What started with accusations against Bill Cosby for drugging women to have sex with them, then progressed to Harvey Weinstein exposing himself and forcing himself on women, and led us to Roy Moore who, at age 32, preyed on teens as young as 14. These men clearly fall into the category of sexual predators. On the other hand, a 93-year-old President Bush telling a junior high joke and patting a woman on her rear from a wheelchair does not rise to the same level. And while being kissed by someone without consent can be unsettling at best, the response for most women would be a firm “stop” or a slap on the face and walking away. In my mind, these incidents are not even in the same ballpark as the first.
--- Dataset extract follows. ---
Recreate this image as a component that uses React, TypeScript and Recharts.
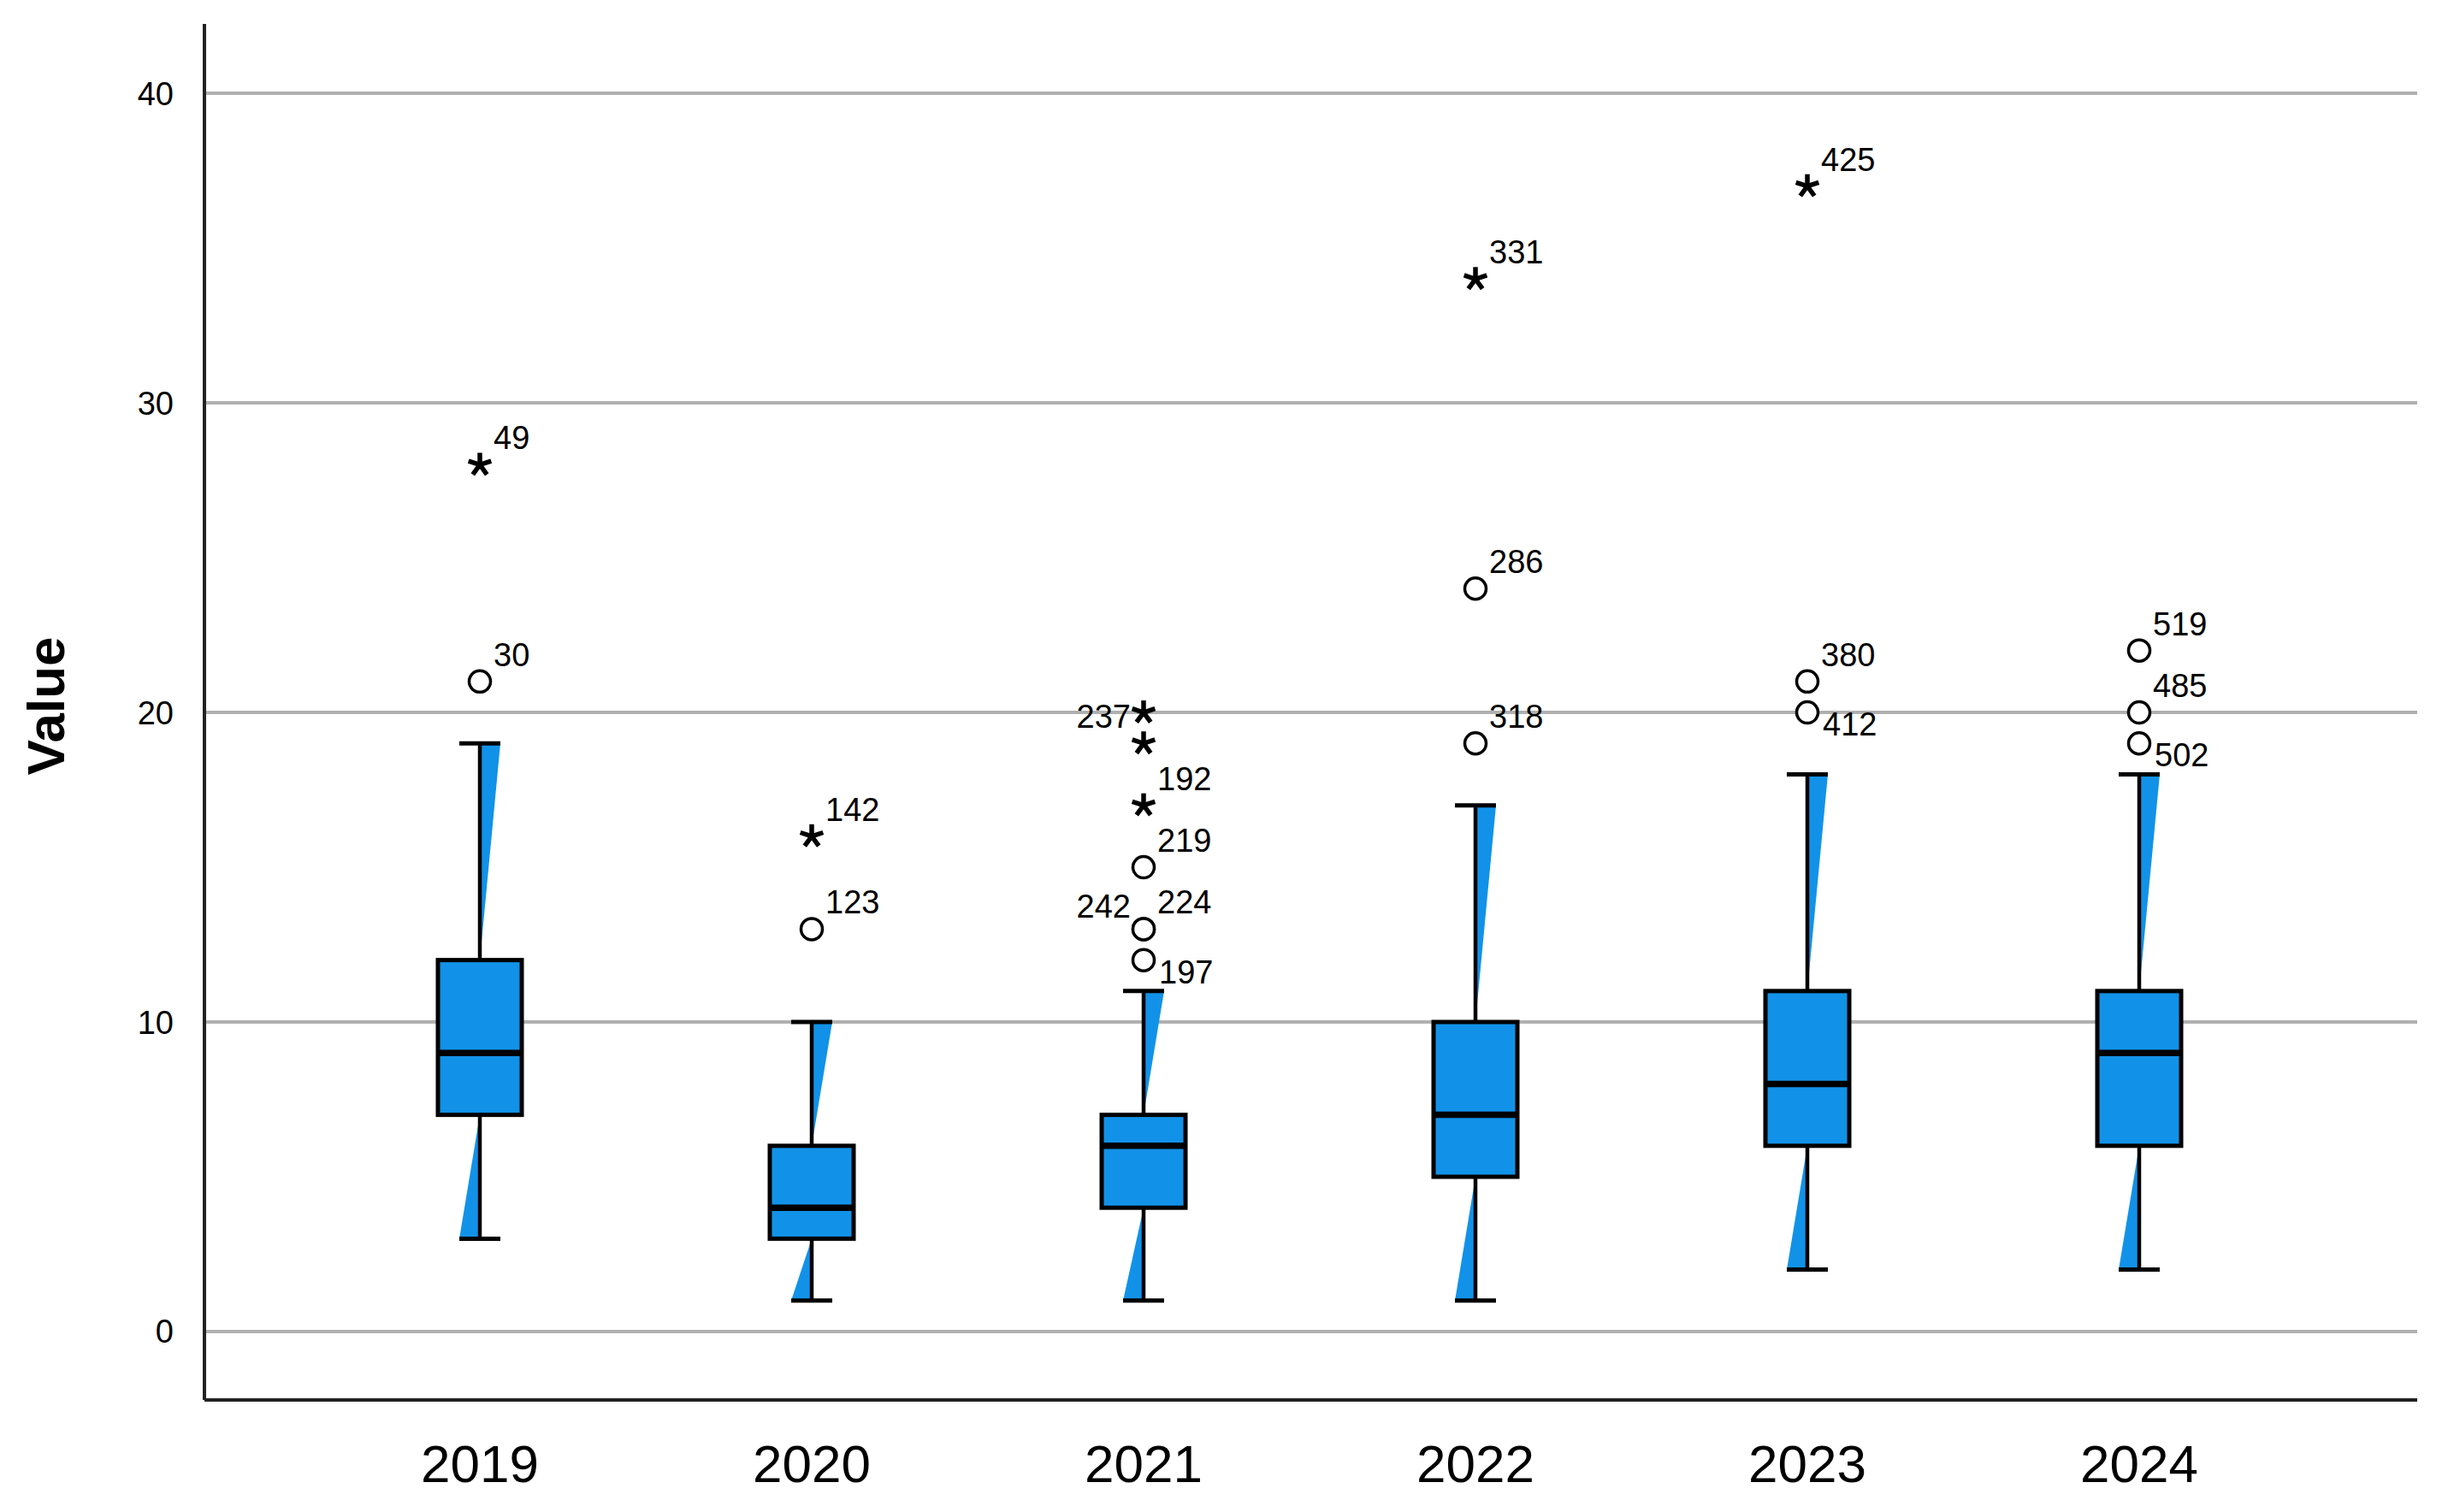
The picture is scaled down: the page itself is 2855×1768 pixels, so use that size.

I agree that the culture in many parts of our society is such that men have been permitted to get away with some very abusive actions. This does not mean that every man who tried to kiss or grope a woman he finds attractive (but who does not return the feeling) is a sexual predator. Let’s not dilute the reprehensible cases of rape and sexual assault with incidents of piggishness. As women we certainly need to stand up for those who have been abused and preyed upon. But we also need to be careful of painting the nature of sexual assault with too broad a brush.